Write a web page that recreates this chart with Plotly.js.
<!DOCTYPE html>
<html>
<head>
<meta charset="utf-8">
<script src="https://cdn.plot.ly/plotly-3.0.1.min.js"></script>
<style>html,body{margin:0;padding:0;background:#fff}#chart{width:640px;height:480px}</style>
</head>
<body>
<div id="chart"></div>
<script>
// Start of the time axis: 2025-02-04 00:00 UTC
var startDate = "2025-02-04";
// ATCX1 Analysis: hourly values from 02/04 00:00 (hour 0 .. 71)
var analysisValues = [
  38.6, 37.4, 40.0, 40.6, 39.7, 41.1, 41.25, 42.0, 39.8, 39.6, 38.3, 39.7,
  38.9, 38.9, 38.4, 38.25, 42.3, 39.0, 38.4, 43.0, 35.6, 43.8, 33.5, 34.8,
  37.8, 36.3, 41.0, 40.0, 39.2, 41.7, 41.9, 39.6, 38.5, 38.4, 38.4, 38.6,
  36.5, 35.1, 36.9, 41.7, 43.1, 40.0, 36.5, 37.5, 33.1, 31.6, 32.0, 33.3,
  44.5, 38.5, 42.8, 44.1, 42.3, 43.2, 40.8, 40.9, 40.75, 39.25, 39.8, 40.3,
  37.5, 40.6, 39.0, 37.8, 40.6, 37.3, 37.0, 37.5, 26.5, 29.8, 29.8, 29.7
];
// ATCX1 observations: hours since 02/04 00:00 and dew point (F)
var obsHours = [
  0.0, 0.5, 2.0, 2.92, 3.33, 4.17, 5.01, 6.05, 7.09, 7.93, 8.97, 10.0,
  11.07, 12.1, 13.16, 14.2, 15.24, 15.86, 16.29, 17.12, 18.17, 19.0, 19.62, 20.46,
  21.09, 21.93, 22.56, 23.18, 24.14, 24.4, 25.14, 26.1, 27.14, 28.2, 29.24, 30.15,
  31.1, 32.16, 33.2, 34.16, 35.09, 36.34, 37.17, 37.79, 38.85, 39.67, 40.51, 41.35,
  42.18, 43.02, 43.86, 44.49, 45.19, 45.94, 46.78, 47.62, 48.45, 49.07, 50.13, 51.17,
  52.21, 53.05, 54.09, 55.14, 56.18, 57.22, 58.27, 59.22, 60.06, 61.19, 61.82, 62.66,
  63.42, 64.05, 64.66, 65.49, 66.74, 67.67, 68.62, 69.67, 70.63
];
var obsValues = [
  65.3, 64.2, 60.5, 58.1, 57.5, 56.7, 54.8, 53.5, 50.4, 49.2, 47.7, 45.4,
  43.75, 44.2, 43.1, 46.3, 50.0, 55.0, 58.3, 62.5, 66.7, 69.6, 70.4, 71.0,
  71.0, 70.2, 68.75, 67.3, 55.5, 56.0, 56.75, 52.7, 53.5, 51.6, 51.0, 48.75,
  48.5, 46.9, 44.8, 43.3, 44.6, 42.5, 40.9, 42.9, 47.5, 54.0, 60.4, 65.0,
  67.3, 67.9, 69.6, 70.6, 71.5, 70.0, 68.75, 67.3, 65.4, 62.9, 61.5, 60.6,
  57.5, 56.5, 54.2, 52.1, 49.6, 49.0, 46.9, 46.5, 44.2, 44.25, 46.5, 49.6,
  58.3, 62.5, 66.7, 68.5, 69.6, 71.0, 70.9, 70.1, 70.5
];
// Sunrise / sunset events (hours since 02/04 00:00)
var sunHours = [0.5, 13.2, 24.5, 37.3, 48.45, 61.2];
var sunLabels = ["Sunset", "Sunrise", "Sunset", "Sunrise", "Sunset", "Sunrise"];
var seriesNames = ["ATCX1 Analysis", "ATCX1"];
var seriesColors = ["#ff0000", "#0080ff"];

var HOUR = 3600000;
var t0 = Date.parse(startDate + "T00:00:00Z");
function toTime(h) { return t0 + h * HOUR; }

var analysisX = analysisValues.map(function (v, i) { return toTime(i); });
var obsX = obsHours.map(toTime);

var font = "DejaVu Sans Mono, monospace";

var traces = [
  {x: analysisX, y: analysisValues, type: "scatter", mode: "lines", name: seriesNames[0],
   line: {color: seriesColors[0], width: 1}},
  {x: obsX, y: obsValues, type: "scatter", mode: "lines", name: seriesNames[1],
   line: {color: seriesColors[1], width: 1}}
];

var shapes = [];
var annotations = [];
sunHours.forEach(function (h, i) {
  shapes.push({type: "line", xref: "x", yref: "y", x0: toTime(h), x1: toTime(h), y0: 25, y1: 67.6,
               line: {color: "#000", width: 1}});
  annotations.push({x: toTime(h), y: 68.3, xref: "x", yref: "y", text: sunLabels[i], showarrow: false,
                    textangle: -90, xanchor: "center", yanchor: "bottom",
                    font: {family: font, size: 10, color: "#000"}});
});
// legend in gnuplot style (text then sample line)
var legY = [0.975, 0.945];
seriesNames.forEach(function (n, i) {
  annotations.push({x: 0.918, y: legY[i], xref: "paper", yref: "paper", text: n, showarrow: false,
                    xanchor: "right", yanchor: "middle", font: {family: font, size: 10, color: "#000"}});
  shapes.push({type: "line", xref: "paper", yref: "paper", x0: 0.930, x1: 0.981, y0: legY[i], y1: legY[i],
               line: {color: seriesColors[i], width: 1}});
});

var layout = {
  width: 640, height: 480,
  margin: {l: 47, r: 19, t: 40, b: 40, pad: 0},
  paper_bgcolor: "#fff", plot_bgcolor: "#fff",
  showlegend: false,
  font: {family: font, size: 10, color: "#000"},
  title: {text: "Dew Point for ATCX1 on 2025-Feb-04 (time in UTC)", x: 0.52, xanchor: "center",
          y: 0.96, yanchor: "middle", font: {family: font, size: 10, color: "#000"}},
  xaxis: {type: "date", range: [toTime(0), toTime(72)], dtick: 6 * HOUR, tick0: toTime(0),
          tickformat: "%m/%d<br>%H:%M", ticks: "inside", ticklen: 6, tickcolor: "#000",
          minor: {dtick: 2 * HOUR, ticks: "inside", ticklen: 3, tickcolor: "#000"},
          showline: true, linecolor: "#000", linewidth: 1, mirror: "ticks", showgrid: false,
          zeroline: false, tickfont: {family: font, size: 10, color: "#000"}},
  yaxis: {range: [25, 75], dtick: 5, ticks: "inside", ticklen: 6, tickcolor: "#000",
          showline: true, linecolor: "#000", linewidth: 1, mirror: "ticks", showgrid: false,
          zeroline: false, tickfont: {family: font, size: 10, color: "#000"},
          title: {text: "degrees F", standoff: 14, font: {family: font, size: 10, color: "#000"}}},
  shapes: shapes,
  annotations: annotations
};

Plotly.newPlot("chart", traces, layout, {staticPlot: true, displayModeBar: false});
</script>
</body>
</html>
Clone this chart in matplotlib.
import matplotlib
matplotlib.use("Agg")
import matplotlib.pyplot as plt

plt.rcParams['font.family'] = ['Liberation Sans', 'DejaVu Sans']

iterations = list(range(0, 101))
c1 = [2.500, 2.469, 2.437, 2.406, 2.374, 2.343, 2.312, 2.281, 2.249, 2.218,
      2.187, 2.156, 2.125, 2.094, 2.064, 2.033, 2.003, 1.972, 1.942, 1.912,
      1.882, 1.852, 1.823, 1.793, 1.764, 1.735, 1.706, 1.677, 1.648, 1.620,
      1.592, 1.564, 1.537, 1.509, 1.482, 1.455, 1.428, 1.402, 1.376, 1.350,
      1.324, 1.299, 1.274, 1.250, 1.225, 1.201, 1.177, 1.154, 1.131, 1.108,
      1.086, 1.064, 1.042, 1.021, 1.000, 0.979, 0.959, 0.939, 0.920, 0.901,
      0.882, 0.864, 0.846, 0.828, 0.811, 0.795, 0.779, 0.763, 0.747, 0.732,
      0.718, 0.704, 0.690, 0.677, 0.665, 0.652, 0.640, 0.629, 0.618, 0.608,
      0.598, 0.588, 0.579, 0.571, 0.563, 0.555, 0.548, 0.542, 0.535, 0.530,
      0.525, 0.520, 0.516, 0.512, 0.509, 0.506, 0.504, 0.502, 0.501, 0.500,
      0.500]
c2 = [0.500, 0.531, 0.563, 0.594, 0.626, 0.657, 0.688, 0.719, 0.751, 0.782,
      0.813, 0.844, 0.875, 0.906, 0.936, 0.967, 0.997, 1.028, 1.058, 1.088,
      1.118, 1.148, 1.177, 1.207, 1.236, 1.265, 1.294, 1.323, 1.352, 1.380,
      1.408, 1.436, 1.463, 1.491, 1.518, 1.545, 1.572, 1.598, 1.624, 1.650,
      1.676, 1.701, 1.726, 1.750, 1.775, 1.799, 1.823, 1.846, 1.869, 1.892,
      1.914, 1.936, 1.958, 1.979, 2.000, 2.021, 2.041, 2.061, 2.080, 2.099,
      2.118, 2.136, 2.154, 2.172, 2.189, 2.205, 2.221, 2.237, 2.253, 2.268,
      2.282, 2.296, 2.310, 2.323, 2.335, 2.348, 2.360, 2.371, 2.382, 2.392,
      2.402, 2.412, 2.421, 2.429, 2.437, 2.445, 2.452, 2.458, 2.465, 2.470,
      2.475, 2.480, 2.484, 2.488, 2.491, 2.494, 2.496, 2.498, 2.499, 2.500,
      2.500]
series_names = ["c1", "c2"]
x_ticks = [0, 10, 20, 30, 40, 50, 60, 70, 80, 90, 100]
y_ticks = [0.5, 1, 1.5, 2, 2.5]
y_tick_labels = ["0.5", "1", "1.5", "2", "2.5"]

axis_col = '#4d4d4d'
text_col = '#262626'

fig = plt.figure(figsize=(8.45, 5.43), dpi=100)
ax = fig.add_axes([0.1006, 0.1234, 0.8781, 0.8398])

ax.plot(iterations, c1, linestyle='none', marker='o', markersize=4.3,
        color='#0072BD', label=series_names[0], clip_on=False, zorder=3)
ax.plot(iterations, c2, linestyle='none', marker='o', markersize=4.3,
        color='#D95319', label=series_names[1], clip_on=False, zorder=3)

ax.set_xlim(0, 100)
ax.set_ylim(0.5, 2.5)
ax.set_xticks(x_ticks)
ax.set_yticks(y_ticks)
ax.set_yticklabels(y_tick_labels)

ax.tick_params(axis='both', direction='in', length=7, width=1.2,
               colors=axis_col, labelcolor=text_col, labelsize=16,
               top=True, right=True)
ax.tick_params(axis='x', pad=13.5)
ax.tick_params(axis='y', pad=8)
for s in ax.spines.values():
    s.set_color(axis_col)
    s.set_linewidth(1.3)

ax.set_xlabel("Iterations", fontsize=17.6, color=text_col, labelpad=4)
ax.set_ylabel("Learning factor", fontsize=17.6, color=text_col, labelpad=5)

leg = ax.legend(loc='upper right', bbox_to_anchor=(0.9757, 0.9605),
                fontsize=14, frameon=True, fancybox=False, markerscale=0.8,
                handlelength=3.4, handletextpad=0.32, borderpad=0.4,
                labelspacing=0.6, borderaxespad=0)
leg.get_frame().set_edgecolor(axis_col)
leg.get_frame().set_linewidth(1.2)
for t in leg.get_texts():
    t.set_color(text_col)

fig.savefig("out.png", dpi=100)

══════

> TASK OBJECTIVE
Output only the lines from the one containing "Clone this chart in matplotlib." through the one containing "plt.rcParams['font.family'] = ['Liberation", inclusive, exactly as written.

> OUTPUT
Clone this chart in matplotlib.
import matplotlib
matplotlib.use("Agg")
import matplotlib.pyplot as plt

plt.rcParams['font.family'] = ['Liberation Sans', 'DejaVu Sans']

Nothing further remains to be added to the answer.